There was a chair beside my bed, but he chose to stand for the whole of our conversation.
“I didn't go back for it,” I said.
“What do you mean?”
“I left for Canada before it was time. I've been here ever since.”
“In Calgary?”
“In various places,” I said.
“Did you think to consult a physician in any of these various places?”
“No.”
“Are you currently taking any medication for your heart?”
“The doctor in New Hampshire prescribed some drugs. I took them until they ran out. I didn't refill the prescription.”
“I have to say, Mr. Grey, you have behaved irresponsibly. You placed yourself in real danger.”
“I know that.”
“I will need the name of the doctor who saw you after your first attack. I'll want to speak with him. He's in New Hampshire, you said?”
“Yes.”
“Although you live in Nebraska?”
“I do not live in Nebraska. I am not Mr. Grey.”
“When you were admitted,” he said, “they took the information directly from your driver's license.”
“I understand. The information is false.”
This appeared to interest him.
“What's all this about?” he said.
“I don't want to explain,” I said. “I promise you I am harmless and have done nothing wrong.”
The damage to my heart was extensive. “Your heart is shot,” he said. In his opinion, there was no longer any question that I would need a transplant, and as soon as possible. He asked me if it were at least true I was an American citizen. I said I was. Then he asked me if I'd had a clone made. I said I had. He made no effort to hide his disapproval.

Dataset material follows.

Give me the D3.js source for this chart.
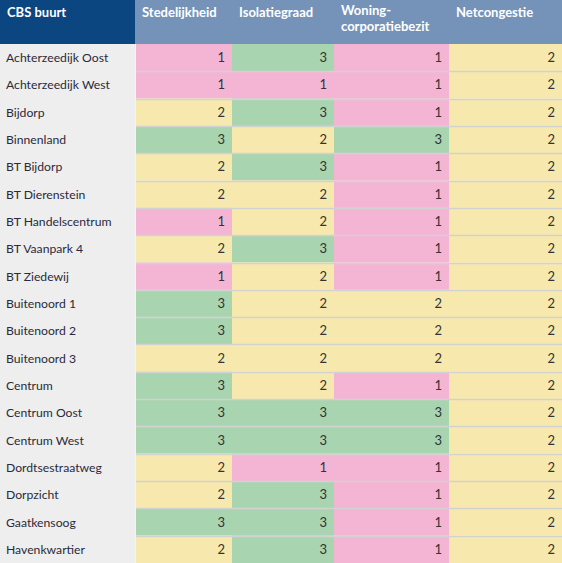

“Whoever you are,” he said—I told him my name; he would need it if he were to speak with my doctor in New Hampshire—“whoever you are,” he repeated, “we won't do the procedure here. I must tell you that no hospital in the country will do it.” In Canada, he said, the waiting list for viable hearts was quite long, demand far exceeding supply. (Not so in America, of course. Plenty of hearts.) As (1) an American who'd (2) been cloned, I would be put at the very bottom of the list, and kept there. The best he could do would be to keep me stable until arrangements could be made for the procedure to be performed in the U.S.
“There is a university hospital in Missoula,” he said, “and a first-rate hospital in Spokane. I know surgeons at both places, and both places are relatively close.”
“You assume I want the procedure,” I said.
“Yes, if you want to live, which I assume you do. You had a clone made.”
“Twenty-five years ago,” I said.
“You've had a change of heart.”
It was a stupid joke. Tasteless. He knew it as soon as he said it. He neither laughed nor apologized, as if, by ignoring what he'd said, to disown it. A joke he'd used before, presumably in more hopeful contexts. I didn't mind the joke. What I found offensive was the man's
faultless manicure, and his cuff links, and the fact that he enjoyed standing over me.
“I have,” I said. “How long will I live?”
“Without the procedure?”
“Unless you can perform it here.”
“I can put you on the list,” he said. “That's all I can do. I can tell you, it won't happen.”
“How long?”
“A month or two. Three months, at the outside. Providing you stay in bed, stay quiet, don't exert yourself, take your medication. I can't say for sure. Your heart could stop tomorrow.”
“When can I go home?”
“Do you mean to New Hampshire? I'd have to advise against that. You won't survive the trip.”
“I mean here. Calgary. When can I leave the hospital?”
“Have you got someone to care for you?”